## Task description:
No pictures go into the copy. Write out exactly the lines below from the one containing "Generate a web" through the one containing "const lw = 2.2;".

[Entries with chart source code]
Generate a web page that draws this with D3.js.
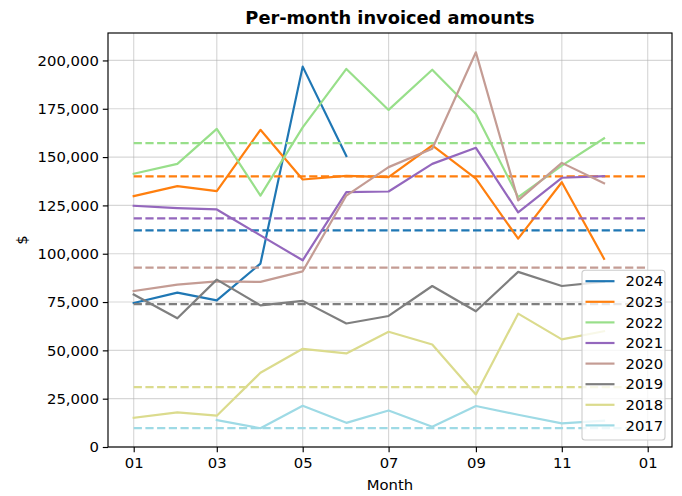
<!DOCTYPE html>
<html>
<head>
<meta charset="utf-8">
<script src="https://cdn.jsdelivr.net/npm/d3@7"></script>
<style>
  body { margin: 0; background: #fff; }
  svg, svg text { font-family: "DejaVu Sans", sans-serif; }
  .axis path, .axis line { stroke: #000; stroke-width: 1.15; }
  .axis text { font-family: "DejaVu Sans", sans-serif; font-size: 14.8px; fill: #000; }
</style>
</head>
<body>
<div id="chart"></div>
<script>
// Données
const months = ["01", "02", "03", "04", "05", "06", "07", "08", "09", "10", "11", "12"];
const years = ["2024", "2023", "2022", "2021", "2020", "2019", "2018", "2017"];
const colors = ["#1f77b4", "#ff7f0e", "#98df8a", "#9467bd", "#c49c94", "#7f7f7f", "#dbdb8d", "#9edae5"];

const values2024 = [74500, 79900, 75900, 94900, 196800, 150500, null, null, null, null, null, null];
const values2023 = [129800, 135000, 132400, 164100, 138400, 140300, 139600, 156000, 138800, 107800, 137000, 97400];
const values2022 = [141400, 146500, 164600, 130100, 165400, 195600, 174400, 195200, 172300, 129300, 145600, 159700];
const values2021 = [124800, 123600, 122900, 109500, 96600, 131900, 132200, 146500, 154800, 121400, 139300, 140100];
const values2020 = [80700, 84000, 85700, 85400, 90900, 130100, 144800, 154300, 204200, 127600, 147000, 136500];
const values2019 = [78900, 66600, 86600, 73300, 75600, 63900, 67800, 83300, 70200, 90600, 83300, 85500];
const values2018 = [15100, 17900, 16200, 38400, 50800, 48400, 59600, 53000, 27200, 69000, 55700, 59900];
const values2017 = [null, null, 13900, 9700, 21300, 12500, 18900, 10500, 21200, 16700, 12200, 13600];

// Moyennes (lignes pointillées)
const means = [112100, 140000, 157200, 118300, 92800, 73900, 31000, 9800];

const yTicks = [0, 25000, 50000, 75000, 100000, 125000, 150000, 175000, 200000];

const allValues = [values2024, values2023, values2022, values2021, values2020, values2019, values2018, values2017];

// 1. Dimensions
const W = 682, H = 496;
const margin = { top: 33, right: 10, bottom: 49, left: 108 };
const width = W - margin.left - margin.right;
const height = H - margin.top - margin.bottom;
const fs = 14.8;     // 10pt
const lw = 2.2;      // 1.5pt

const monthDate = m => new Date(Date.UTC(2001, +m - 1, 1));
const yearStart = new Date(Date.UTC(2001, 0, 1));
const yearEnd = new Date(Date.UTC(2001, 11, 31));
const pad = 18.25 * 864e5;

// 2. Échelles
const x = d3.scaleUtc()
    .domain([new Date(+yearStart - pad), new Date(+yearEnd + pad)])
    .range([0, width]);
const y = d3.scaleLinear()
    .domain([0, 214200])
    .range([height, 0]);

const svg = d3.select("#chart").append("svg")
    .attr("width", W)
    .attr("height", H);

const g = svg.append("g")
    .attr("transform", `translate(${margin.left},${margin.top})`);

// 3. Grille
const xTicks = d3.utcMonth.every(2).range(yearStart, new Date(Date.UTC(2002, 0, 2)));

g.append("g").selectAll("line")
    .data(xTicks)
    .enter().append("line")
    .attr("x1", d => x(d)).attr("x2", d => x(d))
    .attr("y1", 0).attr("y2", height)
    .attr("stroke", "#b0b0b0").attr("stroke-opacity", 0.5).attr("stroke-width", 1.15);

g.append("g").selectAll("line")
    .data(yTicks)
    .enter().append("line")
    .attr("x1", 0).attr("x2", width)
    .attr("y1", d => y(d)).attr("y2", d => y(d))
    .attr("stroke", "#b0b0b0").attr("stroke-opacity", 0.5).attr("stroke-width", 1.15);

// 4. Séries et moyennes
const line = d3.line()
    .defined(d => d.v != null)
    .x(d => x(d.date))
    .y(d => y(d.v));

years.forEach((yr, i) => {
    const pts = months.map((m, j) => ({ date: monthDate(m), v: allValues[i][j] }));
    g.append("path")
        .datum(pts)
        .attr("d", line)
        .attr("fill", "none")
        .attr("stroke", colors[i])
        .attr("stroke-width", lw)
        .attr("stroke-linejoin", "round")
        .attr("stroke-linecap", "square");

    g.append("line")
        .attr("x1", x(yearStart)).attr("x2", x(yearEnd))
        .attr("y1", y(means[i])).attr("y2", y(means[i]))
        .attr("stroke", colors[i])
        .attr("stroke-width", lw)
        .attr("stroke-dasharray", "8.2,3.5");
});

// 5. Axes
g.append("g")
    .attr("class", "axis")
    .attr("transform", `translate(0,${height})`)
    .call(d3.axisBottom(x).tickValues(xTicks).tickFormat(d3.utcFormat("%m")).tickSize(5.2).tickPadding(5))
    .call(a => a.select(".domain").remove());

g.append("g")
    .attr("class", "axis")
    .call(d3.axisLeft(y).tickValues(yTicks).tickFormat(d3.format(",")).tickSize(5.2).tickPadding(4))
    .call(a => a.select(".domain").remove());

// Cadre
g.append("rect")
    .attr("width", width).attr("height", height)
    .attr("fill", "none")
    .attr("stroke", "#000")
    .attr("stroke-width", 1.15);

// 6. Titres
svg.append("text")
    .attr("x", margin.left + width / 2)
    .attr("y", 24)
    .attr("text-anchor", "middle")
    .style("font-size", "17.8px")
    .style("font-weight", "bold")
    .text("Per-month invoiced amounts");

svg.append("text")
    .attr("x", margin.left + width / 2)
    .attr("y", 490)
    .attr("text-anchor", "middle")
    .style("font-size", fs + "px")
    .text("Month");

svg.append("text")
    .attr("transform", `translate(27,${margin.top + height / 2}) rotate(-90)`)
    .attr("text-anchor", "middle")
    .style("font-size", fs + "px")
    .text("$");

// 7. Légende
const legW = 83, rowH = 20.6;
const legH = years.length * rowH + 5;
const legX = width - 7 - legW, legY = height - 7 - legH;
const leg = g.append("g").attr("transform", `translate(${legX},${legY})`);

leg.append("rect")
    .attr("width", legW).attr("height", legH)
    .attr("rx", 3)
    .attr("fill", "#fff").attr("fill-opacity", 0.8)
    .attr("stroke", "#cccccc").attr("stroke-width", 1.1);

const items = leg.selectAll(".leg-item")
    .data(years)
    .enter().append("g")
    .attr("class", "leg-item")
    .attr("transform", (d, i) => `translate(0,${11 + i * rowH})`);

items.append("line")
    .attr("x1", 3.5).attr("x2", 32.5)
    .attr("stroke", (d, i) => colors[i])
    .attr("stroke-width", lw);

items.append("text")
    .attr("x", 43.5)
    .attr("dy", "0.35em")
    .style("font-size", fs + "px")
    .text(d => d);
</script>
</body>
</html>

==

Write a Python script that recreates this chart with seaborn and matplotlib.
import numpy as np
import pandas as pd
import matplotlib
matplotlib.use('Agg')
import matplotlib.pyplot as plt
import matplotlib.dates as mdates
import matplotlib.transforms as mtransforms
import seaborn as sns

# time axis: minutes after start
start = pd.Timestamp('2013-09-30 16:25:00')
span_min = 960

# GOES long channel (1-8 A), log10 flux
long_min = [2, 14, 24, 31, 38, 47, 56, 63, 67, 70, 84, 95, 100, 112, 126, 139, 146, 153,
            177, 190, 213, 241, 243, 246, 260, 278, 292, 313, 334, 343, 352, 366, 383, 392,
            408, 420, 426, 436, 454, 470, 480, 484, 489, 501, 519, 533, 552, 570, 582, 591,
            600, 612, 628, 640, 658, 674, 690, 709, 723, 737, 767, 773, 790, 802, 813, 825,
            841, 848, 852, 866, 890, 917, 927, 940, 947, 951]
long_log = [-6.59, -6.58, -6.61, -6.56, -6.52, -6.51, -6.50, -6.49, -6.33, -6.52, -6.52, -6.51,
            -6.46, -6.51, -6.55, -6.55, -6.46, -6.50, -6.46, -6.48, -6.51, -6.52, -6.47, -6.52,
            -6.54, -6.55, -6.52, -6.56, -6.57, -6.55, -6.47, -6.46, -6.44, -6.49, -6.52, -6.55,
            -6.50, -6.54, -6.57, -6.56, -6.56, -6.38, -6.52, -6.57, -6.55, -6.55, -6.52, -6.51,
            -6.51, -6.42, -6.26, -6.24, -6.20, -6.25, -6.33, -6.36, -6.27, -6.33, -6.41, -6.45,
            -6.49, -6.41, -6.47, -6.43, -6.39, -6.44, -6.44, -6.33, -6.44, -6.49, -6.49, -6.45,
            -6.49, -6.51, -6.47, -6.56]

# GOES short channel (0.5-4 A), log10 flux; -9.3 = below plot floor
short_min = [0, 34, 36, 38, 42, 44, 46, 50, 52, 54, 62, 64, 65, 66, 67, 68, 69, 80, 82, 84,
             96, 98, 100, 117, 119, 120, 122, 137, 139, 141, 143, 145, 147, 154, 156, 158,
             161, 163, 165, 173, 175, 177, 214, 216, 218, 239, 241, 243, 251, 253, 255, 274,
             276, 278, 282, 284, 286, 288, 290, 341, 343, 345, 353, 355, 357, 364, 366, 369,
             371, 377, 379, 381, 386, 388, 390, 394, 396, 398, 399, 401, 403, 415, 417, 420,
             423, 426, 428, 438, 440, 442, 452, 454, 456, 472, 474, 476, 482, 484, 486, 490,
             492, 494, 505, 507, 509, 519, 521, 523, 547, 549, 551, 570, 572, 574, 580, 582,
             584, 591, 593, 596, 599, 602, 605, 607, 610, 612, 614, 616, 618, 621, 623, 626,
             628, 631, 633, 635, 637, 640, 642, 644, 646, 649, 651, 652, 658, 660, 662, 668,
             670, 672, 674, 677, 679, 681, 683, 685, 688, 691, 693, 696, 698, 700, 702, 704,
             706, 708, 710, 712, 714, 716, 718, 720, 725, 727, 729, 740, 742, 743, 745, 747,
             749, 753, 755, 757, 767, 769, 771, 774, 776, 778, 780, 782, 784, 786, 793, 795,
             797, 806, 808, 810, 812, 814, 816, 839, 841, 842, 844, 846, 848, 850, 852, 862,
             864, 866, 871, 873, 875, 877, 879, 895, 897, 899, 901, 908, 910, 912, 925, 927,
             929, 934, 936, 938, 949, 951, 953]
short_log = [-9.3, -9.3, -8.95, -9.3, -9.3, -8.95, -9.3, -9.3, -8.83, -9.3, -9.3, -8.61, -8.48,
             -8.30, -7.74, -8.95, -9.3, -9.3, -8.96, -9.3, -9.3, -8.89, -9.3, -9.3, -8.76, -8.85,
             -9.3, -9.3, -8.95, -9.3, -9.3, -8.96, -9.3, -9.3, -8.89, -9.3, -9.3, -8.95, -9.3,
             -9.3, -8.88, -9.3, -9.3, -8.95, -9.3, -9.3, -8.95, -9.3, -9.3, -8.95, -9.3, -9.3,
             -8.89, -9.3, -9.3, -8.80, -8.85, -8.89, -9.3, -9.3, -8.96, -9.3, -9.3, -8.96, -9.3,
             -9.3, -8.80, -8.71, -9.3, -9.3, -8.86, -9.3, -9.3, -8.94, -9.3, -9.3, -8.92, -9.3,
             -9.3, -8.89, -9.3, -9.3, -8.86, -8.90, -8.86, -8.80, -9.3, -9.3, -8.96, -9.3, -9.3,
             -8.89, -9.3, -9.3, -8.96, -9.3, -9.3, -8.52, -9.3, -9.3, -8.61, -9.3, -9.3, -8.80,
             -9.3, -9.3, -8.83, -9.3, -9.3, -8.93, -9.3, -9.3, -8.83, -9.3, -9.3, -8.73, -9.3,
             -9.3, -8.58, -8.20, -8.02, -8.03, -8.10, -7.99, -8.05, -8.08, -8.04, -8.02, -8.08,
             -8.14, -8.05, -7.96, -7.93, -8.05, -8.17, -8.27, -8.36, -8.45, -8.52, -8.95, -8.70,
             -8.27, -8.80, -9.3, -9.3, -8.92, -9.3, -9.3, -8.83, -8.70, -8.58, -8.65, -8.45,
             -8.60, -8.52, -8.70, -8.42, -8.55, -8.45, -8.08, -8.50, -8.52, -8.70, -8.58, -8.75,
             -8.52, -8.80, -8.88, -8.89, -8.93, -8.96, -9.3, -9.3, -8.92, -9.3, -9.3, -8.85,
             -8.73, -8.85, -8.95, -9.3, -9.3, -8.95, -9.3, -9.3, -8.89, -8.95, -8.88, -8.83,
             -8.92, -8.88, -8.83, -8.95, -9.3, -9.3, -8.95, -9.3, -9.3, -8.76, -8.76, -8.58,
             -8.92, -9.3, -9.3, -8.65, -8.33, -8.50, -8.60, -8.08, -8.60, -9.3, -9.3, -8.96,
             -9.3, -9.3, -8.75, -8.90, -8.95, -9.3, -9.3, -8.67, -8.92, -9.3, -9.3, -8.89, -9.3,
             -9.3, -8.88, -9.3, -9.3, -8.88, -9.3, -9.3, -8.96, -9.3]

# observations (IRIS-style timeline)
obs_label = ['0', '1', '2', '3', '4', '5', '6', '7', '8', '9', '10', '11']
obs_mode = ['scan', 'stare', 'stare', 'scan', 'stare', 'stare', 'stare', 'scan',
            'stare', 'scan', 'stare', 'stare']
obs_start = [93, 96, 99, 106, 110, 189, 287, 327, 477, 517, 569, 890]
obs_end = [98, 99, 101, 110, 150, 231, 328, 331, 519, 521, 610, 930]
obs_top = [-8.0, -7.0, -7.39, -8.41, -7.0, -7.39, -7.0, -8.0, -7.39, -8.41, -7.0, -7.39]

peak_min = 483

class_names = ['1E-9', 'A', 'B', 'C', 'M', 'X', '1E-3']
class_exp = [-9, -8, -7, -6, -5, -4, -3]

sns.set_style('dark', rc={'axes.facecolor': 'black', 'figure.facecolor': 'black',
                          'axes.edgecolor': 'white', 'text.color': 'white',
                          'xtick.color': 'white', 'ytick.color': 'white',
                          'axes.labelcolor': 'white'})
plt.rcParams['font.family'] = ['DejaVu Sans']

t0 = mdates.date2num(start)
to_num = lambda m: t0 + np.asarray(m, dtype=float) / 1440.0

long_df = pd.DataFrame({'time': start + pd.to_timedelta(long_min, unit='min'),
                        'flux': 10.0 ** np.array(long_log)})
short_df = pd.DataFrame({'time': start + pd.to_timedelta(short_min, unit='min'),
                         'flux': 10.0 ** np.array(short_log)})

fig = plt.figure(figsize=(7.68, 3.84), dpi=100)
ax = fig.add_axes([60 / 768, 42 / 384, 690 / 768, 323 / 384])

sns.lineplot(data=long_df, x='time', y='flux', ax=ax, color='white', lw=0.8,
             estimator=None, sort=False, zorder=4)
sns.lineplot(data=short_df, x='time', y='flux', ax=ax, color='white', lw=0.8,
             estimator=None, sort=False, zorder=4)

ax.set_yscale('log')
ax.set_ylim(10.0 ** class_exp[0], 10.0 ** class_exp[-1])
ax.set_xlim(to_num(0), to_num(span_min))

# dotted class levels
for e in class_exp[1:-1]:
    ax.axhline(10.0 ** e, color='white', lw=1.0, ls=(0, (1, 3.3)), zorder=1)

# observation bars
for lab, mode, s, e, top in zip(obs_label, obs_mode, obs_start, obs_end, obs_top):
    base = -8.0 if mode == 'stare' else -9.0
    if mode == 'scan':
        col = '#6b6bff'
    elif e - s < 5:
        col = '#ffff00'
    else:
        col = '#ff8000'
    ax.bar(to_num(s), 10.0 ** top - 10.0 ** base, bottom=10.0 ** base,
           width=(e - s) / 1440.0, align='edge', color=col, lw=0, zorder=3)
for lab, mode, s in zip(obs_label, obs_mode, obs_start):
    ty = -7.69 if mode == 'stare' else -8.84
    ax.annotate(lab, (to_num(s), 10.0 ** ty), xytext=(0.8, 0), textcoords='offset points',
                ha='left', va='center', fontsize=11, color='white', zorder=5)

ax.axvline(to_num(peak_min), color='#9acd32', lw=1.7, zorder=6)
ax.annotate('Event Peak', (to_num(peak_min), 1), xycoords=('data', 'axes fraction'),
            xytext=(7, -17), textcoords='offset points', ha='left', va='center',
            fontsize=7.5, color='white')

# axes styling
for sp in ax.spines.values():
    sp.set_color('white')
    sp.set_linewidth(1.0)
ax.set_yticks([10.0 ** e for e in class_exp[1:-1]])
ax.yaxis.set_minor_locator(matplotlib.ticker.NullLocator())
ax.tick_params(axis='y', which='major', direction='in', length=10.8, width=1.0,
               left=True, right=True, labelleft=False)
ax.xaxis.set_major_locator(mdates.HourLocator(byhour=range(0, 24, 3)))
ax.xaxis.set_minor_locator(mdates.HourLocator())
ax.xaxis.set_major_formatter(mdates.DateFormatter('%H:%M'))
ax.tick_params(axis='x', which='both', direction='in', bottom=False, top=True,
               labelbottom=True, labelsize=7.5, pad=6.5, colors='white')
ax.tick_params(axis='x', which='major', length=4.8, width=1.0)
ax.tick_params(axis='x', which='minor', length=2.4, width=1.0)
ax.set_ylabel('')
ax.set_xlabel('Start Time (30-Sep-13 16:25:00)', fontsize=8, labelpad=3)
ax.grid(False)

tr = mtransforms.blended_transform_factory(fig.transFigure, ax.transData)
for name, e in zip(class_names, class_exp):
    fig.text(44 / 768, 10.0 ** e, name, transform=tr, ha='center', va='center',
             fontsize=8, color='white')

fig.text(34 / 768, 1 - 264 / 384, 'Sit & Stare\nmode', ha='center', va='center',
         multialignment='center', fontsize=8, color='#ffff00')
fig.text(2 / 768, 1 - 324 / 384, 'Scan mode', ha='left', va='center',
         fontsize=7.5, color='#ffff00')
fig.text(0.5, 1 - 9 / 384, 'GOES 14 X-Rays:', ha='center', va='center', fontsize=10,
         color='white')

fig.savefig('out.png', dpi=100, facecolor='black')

## Completed exercise:
Generate a web page that draws this with D3.js.
<!DOCTYPE html>
<html>
<head>
<meta charset="utf-8">
<script src="https://cdn.jsdelivr.net/npm/d3@7"></script>
<style>
  body { margin: 0; background: #fff; }
  svg, svg text { font-family: "DejaVu Sans", sans-serif; }
  .axis path, .axis line { stroke: #000; stroke-width: 1.15; }
  .axis text { font-family: "DejaVu Sans", sans-serif; font-size: 14.8px; fill: #000; }
</style>
</head>
<body>
<div id="chart"></div>
<script>
// Données
const months = ["01", "02", "03", "04", "05", "06", "07", "08", "09", "10", "11", "12"];
const years = ["2024", "2023", "2022", "2021", "2020", "2019", "2018", "2017"];
const colors = ["#1f77b4", "#ff7f0e", "#98df8a", "#9467bd", "#c49c94", "#7f7f7f", "#dbdb8d", "#9edae5"];

const values2024 = [74500, 79900, 75900, 94900, 196800, 150500, null, null, null, null, null, null];
const values2023 = [129800, 135000, 132400, 164100, 138400, 140300, 139600, 156000, 138800, 107800, 137000, 97400];
const values2022 = [141400, 146500, 164600, 130100, 165400, 195600, 174400, 195200, 172300, 129300, 145600, 159700];
const values2021 = [124800, 123600, 122900, 109500, 96600, 131900, 132200, 146500, 154800, 121400, 139300, 140100];
const values2020 = [80700, 84000, 85700, 85400, 90900, 130100, 144800, 154300, 204200, 127600, 147000, 136500];
const values2019 = [78900, 66600, 86600, 73300, 75600, 63900, 67800, 83300, 70200, 90600, 83300, 85500];
const values2018 = [15100, 17900, 16200, 38400, 50800, 48400, 59600, 53000, 27200, 69000, 55700, 59900];
const values2017 = [null, null, 13900, 9700, 21300, 12500, 18900, 10500, 21200, 16700, 12200, 13600];

// Moyennes (lignes pointillées)
const means = [112100, 140000, 157200, 118300, 92800, 73900, 31000, 9800];

const yTicks = [0, 25000, 50000, 75000, 100000, 125000, 150000, 175000, 200000];

const allValues = [values2024, values2023, values2022, values2021, values2020, values2019, values2018, values2017];

// 1. Dimensions
const W = 682, H = 496;
const margin = { top: 33, right: 10, bottom: 49, left: 108 };
const width = W - margin.left - margin.right;
const height = H - margin.top - margin.bottom;
const fs = 14.8;     // 10pt
const lw = 2.2;      // 1.5pt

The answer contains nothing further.